Hier copains de virées, c'est tout juste s'ils se saluent aujourd'hui. Les trois principaux accusés ont été révoqués de la police nationale, les autres ont été suspendus en attente du jugement. Leurs parcours se ressemblent tant qu'ils se confondent. "J'étais pas dans les meilleurs, j'étais pas dans les derniers, j'étais dans la moyenne", "J'ai jamais eu de problèmes avant", répètent-ils, en réponse aux questions du président Dominique Coujard qui s'étonne de ces existences lisses, fluides. Des origines provinciales, une scolarité suivie jusqu'au baccalauréat et parfois un peu au-delà, des années de scoutisme ou de pompiers volontaires, beaucoup de sport, l'armée et le concours de gardien de la paix, une "vocation", disent-ils, pour "servir le pays, apporter quelque chose aux gens, la sécurité". L'affectation à la CRS 7 était souvent leur premier poste. Quelques mois de stage et une titularisation rapide. Dans leur dossier professionnel, les notations sont correctes. Des recrues sans histoires, pour leur hiérarchie. Elle sera citée comme témoin au procès. "Vous aviez un tuteur, un gradé qui s'occupait de vous ?", demande l'avocat général Philippe Bilger. "Non. A la CRS 7, on est très vite livré à nous-mêmes. Il n'y a pas de tutelle, ça peut vite déraper", admet Yohann Mahe. "Il y a sans doute l'effet de groupe. On avait une fascination pour la nuit, on était loin de chez nous, on buvait, on avait des passe-droits...", observe Cyril Dussart.

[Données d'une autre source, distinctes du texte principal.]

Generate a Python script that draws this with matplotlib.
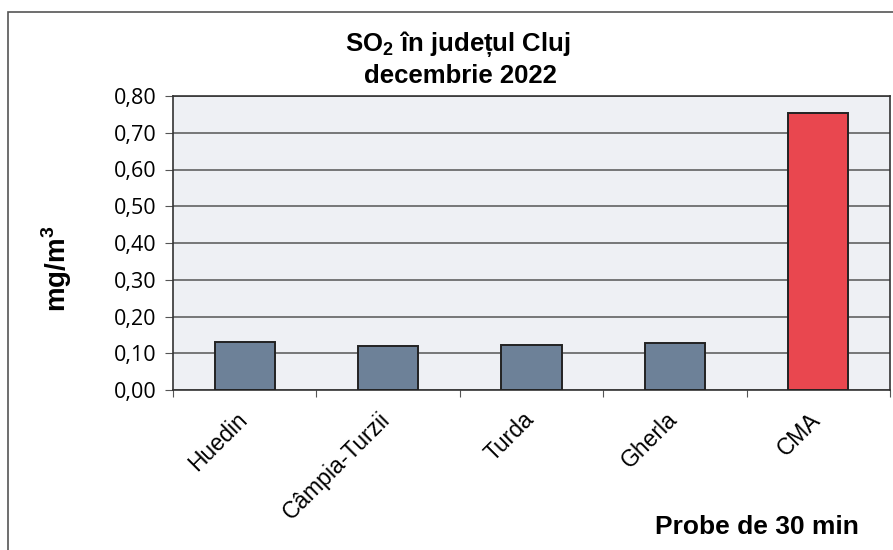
import numpy as np
import matplotlib.pyplot as plt
import matplotlib.transforms as mtransforms
from matplotlib.patches import Rectangle

plt.rcParams.update({
    'mathtext.fontset': 'custom',
    'mathtext.rm': 'Liberation Sans',
    'mathtext.bf': 'Liberation Sans:bold',
})

statii = ['Huedin', 'Câmpia-Turzii', 'Turda', 'Gherla', 'CMA']
valori = [0.131, 0.120, 0.123, 0.127, 0.753]
culori = ['#6d8198', '#6d8198', '#6d8198', '#6d8198', '#e9474f']
yticks = [0.0, 0.1, 0.2, 0.3, 0.4, 0.5, 0.6, 0.7, 0.8]

fig = plt.figure(figsize=(8.93, 5.5), dpi=100)
fig.patch.set_facecolor('white')

# chenarul exterior al graficului
fig.patches.append(Rectangle((8/893, -0.1), 1.2, 1 - 12/550 + 0.1,
                             transform=fig.transFigure, fill=False,
                             edgecolor='#555555', lw=1.2))

ax = fig.add_axes([173/893, 1 - 390/550, 717/893, 294/550])
ax.set_facecolor('#eef0f4')

x = np.arange(len(statii))
ax.bar(x, valori, width=0.42, color=culori, edgecolor='#222222', lw=1.4, zorder=3)

ax.set_xlim(-0.5, len(statii) - 0.5)
ax.set_ylim(0, 0.8)
ax.set_yticks(yticks)
ax.set_yticklabels([f'{v:.2f}'.replace('.', ',') for v in yticks],
                   fontsize=15.5, family='Open Sans')
ax.grid(axis='y', color='#555555', lw=1.1, zorder=1)
ax.tick_params(axis='y', length=6, color='#555555', pad=6)
ax.tick_params(axis='x', length=5, color='#555555')
ax.set_xticks(np.arange(len(statii) + 1) - 0.5, minor=False)
ax.set_xticklabels([])
ax.set_xticks(x, minor=True)
ax.set_xticklabels(statii, minor=True, rotation=45, ha='right', va='top',
                   fontsize=16.5, family='Liberation Sans')
ax.tick_params(axis='x', which='minor', length=0, pad=13)
offset = mtransforms.ScaledTranslation(7/100, 0, fig.dpi_scale_trans)
for lbl in ax.get_xticklabels(minor=True):
    lbl.set_transform(lbl.get_transform() + offset)

for s in ax.spines.values():
    s.set_color('#333333')
    s.set_linewidth(1.2)

fig.text(57/893, 1 - 269/550, 'mg/m$^\\mathbf{3}$', ha='center', va='center',
         rotation=90, fontsize=20, fontweight='bold', family='Liberation Sans')

fig.text(458/893, 1 - 44/550, 'SO$_\\mathbf{2}$ în județul Cluj', ha='center', va='center',
         fontsize=18.5, fontweight='bold', family='Liberation Sans')
fig.text(460/893, 1 - 76/550, 'decembrie 2022', ha='center', va='center',
         fontsize=18.5, fontweight='bold', family='Liberation Sans')
fig.text(757/893, 1 - 527/550, 'Probe de 30 min', ha='center', va='center',
         fontsize=19, fontweight='bold', family='Liberation Sans')

fig.savefig('out.png', dpi=100)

Depuis leur remise en liberté, les trois principaux accusés ont fait un deuxième enfant à leur compagne, retrouvé un travail. Ils sont imprimeur, intérimaire, ambulancier. Les familles sont venues les soutenir, les employeurs aussi. En choeur, ils confient leur "honte" d'être là aujourd'hui et reconnaissent la gravité de ce qui leur est reproché. Il leur a fallu un peu de temps pour cela. Au juge d'instruction, l'un d'eux avait confié, à propos des relations sexuelles imposées aux prostituées : "C'était comme le fait d'avoir un sandwich à tarif réduit..."
Pascale Robert-Diard
Article paru dans l'édition du 09.09.07.

2 commentaires:

Anonyme a dit…

Il y a eu 3 accusés...Combien sont-ils à ne pas avoir été inquiétés? Les autres continuent leurs abus de pouvoir...c'est à "gerber".

cat a dit…

ça c'est quand , on est persuadé qu' il existe des humains de seconde zone, prostituées, étrangers sans papier,malades mentaux, etc..la liste est longue..l'égalité est un concept, pas toujours partagé.